As a reminder, the American president-elect plans to introduce customs surcharges of 60% on Chinese imports as well as “universal duties” of 10% to 20% on those from other countries. The Washington Post indicated this Monday that these “universal” customs duties could be restricted to certain sectors and would thus only cover “critical imports”.
The American media, which relies on three anonymous sources, writes that the exact list of industries which would be affected is not clearly established at present. But it could encompass the logistics chain of defense activities, medical equipment or even energy-related components.
Enough to make the single currency jump by more than 1% against the Dollar, two weeks before the inauguration of the 47th President of the United States.
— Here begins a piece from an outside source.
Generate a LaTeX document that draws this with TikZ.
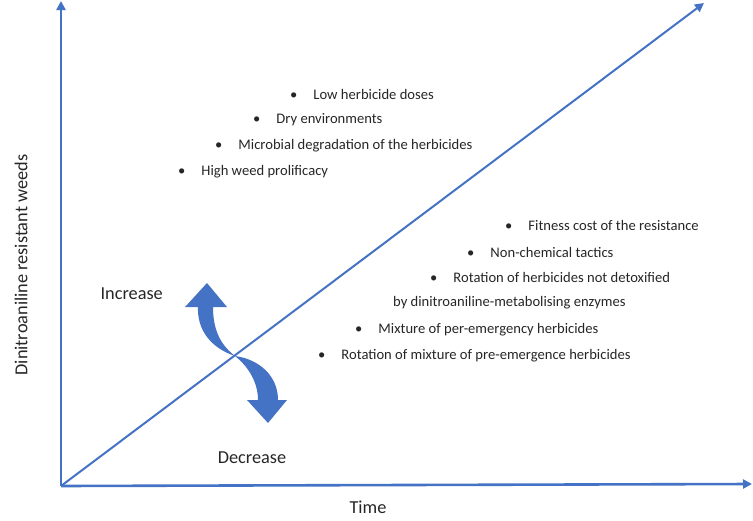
\documentclass[tikz,border=0pt]{standalone}
\usepackage{fontspec}
\setmainfont{Carlito}
\usetikzlibrary{arrows.meta}
\definecolor{axisblue}{HTML}{4472C4}
\tikzset{
    lab/.style={inner sep=0pt, font=\fontsize{14.6}{17}\selectfont, text=black!85},
    biglab/.style={lab, font=\fontsize{18.3}{21}\selectfont},
    item/.style={lab, anchor=west},
    axis/.style={axisblue, line width=2.6pt, -{Triangle[length=9pt,width=9pt]}},
}

\begin{document}
\begin{tikzpicture}[x=1pt,y=-1pt]
    \useasboundingbox (0,0) rectangle (753,520);
    \coordinate (O) at (61,486);
    \coordinate (Ytop) at (61,1);
    \coordinate (Xend) at (752,484);
    \coordinate (Dend) at (704,3);
    \draw[axis] (O) -- (Ytop);
    \draw[axis] (O) -- (Xend);
    \draw[axisblue, line width=2pt, -{Triangle[length=9pt,width=9pt]}] (O) -- (Dend);
    % factors that push resistance up
    \foreach \x/\y/\txt [count=\i] in {290/94/Low herbicide doses, 253/120/Dry environments,
        215/146/Microbial degradation of the herbicides, 178/172/High weed prolificacy}{
    \node[item] (up\i) at (\x,\y) {\textbullet\hspace{16pt}\txt};
    }
    % factors that pull it down
    \foreach \x/\y/\txt [count=\i] in {505/225/Fitness cost of the resistance, 467/252/Non-chemical tactics,
        430/277/Rotation of herbicides not detoxified, 355/330/Mixture of per-emergency herbicides,
        318/356/Rotation of mixture of pre-emergence herbicides}{
    \node[item] (down\i) at (\x,\y) {\textbullet\hspace{16pt}\txt};
    }
    \node[item] (down3b) at (393,303) {by dinitroaniline-metabolising enzymes};
    \node[biglab, anchor=east] (inc) at (163,294) {Increase};
    \node[biglab] (dec) at (252,458) {Decrease};
    \node[biglab] (time) at (368,507) {Time};
    \node[biglab, rotate=90] (weeds) at (21,265) {Dinitroaniline resistant weeds};
    % the two curved arrows
    \coordinate (X) at (235,356);
    \fill[axisblue] (X) .. controls (222,346) and (213,332) .. (213,307) -- (227,307) -- (207,283)
        -- (185,307) -- (198,307) .. controls (197,330) and (211,348) .. (X) -- cycle;
    \fill[axisblue] (X) .. controls (258,359) and (278,375) .. (278,400) -- (287,400) -- (268,423)
        -- (247,400) -- (258,400) .. controls (258,384) and (250,368) .. (X) -- cycle;
\end{tikzpicture}
\end{document}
In terms of statistics this Monday, no deviation from the target is to be reported, whether for the final services PMI data in the Euro Zone (51.6) or the Sentix investor confidence index (-17.7). .
In terms of statistics on Friday, currency traders reacted to better than expected manufacturing activity in December. The ISM manufacturing index (often considered more relevant than the PMI index) stood at 49.3 in December compared to the consensus 48.4 and after 48.5 in November. But for all that, American manufacturing activity continues to deteriorate since the threshold of 50 marks the border which separates contraction and expansion of activity.
At midday on the foreign exchange market, the Euro was trading against $1.0420 approximately.
KEY GRAPHIC ELEMENTS
The jump experienced by the currency pair on Monday January 6 is not likely to counter the underlying bearish bias, but sends a legitimate message of protest. The 50-day moving average (in orange) continues to constitute a solid technical and graphical barrier.
MEDIUM TERM FORECAST
Considering the key graphical factors that we have mentioned, our opinion is negative in the medium term on the EURUSD parity.
Our entry point is at $1.0422. The price target for our bearish scenario is $1.0001. To preserve the invested capital, we advise you to position a protective stop at $1.0556.
The expected profitability of this Forex strategy is 421 pips and the risk of loss is 134 pips.